** Start Records to process **

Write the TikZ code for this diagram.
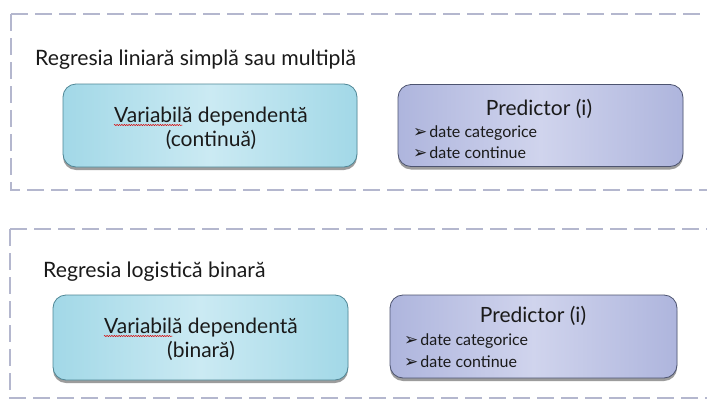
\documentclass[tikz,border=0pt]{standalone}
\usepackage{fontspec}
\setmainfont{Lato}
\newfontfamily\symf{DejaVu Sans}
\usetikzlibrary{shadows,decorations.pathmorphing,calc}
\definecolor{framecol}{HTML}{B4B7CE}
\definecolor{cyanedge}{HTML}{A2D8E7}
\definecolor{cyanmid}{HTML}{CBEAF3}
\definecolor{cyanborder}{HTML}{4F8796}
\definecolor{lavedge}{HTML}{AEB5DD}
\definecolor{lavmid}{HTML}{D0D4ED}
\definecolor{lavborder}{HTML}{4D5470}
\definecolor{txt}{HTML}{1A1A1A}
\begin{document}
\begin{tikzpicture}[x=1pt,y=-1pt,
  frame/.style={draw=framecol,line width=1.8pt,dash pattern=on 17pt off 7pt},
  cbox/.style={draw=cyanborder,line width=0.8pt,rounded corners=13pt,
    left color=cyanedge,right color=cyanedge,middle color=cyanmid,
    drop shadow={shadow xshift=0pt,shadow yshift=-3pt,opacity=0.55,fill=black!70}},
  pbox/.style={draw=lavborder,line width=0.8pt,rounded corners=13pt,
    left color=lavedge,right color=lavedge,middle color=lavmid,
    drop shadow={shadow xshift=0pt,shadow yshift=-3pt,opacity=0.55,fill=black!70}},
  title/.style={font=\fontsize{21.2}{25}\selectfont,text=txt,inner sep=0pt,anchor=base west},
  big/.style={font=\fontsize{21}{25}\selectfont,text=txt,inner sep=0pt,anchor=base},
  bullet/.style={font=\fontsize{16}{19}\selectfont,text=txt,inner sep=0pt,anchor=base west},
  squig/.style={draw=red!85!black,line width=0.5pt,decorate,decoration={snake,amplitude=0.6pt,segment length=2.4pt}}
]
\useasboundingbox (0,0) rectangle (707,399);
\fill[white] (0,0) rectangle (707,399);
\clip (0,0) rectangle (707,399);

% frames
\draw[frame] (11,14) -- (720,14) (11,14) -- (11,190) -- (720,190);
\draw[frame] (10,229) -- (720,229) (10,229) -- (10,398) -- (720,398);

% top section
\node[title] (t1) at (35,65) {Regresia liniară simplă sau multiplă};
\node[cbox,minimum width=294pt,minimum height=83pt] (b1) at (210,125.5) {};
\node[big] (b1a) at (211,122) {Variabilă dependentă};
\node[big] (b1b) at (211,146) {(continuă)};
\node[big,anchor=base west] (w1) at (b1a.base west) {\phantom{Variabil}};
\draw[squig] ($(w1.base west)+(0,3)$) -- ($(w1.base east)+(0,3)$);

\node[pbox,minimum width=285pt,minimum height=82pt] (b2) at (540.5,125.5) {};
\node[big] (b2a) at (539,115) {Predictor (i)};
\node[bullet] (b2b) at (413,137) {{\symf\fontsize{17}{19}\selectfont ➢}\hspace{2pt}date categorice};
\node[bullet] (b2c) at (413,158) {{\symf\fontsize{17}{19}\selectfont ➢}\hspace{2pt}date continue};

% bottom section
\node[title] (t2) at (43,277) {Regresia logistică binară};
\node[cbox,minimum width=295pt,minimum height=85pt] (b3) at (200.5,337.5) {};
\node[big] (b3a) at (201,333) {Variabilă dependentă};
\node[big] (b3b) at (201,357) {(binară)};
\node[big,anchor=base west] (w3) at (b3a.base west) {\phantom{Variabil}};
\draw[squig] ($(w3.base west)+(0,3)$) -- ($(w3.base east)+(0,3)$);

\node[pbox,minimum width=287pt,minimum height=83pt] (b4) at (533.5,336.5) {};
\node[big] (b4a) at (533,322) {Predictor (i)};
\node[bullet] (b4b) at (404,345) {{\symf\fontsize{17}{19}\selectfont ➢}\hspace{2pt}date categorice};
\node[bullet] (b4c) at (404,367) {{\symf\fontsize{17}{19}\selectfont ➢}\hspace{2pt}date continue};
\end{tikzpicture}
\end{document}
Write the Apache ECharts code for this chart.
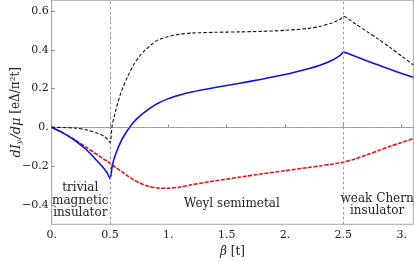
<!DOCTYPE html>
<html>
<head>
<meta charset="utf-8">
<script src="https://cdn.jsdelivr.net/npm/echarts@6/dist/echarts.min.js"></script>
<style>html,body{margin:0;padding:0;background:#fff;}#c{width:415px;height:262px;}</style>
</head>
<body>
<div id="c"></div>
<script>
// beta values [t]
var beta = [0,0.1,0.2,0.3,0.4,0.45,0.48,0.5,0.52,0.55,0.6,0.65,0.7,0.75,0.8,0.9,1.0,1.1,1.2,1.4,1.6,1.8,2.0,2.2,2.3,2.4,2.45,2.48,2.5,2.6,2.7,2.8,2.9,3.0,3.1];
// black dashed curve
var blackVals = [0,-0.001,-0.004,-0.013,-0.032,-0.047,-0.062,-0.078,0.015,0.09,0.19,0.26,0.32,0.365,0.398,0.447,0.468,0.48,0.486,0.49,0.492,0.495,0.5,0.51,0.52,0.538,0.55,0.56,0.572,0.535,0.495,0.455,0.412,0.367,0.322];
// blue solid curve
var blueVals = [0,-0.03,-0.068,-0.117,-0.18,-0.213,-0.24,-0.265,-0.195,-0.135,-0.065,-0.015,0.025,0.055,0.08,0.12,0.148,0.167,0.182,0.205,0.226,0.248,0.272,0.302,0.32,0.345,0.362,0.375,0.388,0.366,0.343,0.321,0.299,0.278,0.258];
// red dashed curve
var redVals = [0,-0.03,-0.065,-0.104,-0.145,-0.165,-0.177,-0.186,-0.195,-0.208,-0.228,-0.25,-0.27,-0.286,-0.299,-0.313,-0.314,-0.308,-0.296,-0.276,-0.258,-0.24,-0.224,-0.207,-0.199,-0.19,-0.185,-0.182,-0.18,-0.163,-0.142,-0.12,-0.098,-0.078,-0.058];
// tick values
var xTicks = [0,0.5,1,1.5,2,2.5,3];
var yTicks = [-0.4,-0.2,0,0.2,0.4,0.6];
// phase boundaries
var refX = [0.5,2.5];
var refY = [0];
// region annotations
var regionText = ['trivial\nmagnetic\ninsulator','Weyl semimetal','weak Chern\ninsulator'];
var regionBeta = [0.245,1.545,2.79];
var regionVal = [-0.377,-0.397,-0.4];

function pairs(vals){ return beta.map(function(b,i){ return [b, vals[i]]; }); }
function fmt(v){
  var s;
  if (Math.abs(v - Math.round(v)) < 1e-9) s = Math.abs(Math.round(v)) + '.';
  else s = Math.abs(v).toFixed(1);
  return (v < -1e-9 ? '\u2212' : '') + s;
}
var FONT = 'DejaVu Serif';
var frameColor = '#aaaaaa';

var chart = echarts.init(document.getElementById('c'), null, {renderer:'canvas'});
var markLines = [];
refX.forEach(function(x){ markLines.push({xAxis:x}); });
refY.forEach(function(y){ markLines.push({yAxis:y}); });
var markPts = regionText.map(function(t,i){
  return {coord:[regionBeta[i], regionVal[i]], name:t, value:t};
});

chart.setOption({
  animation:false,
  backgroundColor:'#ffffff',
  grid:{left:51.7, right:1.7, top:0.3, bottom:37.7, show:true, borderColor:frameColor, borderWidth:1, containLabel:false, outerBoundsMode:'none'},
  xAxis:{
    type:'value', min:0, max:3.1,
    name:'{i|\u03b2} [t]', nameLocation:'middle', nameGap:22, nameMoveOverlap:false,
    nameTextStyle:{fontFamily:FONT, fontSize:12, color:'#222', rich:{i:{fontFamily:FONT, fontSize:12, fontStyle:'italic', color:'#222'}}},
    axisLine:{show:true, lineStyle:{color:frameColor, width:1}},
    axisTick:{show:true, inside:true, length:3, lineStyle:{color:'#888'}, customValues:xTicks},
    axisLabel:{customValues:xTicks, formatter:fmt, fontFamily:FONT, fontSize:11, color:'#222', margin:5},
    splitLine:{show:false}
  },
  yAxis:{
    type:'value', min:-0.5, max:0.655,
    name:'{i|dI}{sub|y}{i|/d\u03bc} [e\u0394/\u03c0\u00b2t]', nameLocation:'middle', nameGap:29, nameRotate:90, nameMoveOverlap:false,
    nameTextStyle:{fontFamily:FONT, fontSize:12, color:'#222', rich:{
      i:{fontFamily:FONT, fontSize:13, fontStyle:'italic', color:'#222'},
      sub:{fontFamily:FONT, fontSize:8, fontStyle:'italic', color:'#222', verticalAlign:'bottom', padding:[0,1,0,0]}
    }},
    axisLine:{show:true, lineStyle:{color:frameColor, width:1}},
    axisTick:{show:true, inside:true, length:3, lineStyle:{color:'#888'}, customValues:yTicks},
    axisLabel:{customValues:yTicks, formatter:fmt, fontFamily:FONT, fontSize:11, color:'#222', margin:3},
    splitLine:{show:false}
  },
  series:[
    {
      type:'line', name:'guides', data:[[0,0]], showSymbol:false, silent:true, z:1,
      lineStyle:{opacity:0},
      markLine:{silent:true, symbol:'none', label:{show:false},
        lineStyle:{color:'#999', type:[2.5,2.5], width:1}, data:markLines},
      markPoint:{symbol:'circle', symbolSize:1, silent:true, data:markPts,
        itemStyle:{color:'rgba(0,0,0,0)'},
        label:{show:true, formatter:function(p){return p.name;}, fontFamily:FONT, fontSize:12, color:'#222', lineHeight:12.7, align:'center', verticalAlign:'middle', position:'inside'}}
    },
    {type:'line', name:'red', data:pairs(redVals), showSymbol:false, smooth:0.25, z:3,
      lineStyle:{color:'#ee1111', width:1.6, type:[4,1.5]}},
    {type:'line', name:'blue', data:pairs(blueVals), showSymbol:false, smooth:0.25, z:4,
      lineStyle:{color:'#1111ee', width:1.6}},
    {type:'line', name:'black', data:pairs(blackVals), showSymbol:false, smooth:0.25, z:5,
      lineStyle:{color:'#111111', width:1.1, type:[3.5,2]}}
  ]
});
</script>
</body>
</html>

** End Records to process **

▶ What you have to do
Reproduce exactly, and only, the lines from the one containing "Write the Apache ECharts code for this chart." through the one containing "var regionVal = [-0.377,-0.397,-0.4];", including both; leave out any pictures.

▶ Written answer
Write the Apache ECharts code for this chart.
<!DOCTYPE html>
<html>
<head>
<meta charset="utf-8">
<script src="https://cdn.jsdelivr.net/npm/echarts@6/dist/echarts.min.js"></script>
<style>html,body{margin:0;padding:0;background:#fff;}#c{width:415px;height:262px;}</style>
</head>
<body>
<div id="c"></div>
<script>
// beta values [t]
var beta = [0,0.1,0.2,0.3,0.4,0.45,0.48,0.5,0.52,0.55,0.6,0.65,0.7,0.75,0.8,0.9,1.0,1.1,1.2,1.4,1.6,1.8,2.0,2.2,2.3,2.4,2.45,2.48,2.5,2.6,2.7,2.8,2.9,3.0,3.1];
// black dashed curve
var blackVals = [0,-0.001,-0.004,-0.013,-0.032,-0.047,-0.062,-0.078,0.015,0.09,0.19,0.26,0.32,0.365,0.398,0.447,0.468,0.48,0.486,0.49,0.492,0.495,0.5,0.51,0.52,0.538,0.55,0.56,0.572,0.535,0.495,0.455,0.412,0.367,0.322];
// blue solid curve
var blueVals = [0,-0.03,-0.068,-0.117,-0.18,-0.213,-0.24,-0.265,-0.195,-0.135,-0.065,-0.015,0.025,0.055,0.08,0.12,0.148,0.167,0.182,0.205,0.226,0.248,0.272,0.302,0.32,0.345,0.362,0.375,0.388,0.366,0.343,0.321,0.299,0.278,0.258];
// red dashed curve
var redVals = [0,-0.03,-0.065,-0.104,-0.145,-0.165,-0.177,-0.186,-0.195,-0.208,-0.228,-0.25,-0.27,-0.286,-0.299,-0.313,-0.314,-0.308,-0.296,-0.276,-0.258,-0.24,-0.224,-0.207,-0.199,-0.19,-0.185,-0.182,-0.18,-0.163,-0.142,-0.12,-0.098,-0.078,-0.058];
// tick values
var xTicks = [0,0.5,1,1.5,2,2.5,3];
var yTicks = [-0.4,-0.2,0,0.2,0.4,0.6];
// phase boundaries
var refX = [0.5,2.5];
var refY = [0];
// region annotations
var regionText = ['trivial\nmagnetic\ninsulator','Weyl semimetal','weak Chern\ninsulator'];
var regionBeta = [0.245,1.545,2.79];
var regionVal = [-0.377,-0.397,-0.4];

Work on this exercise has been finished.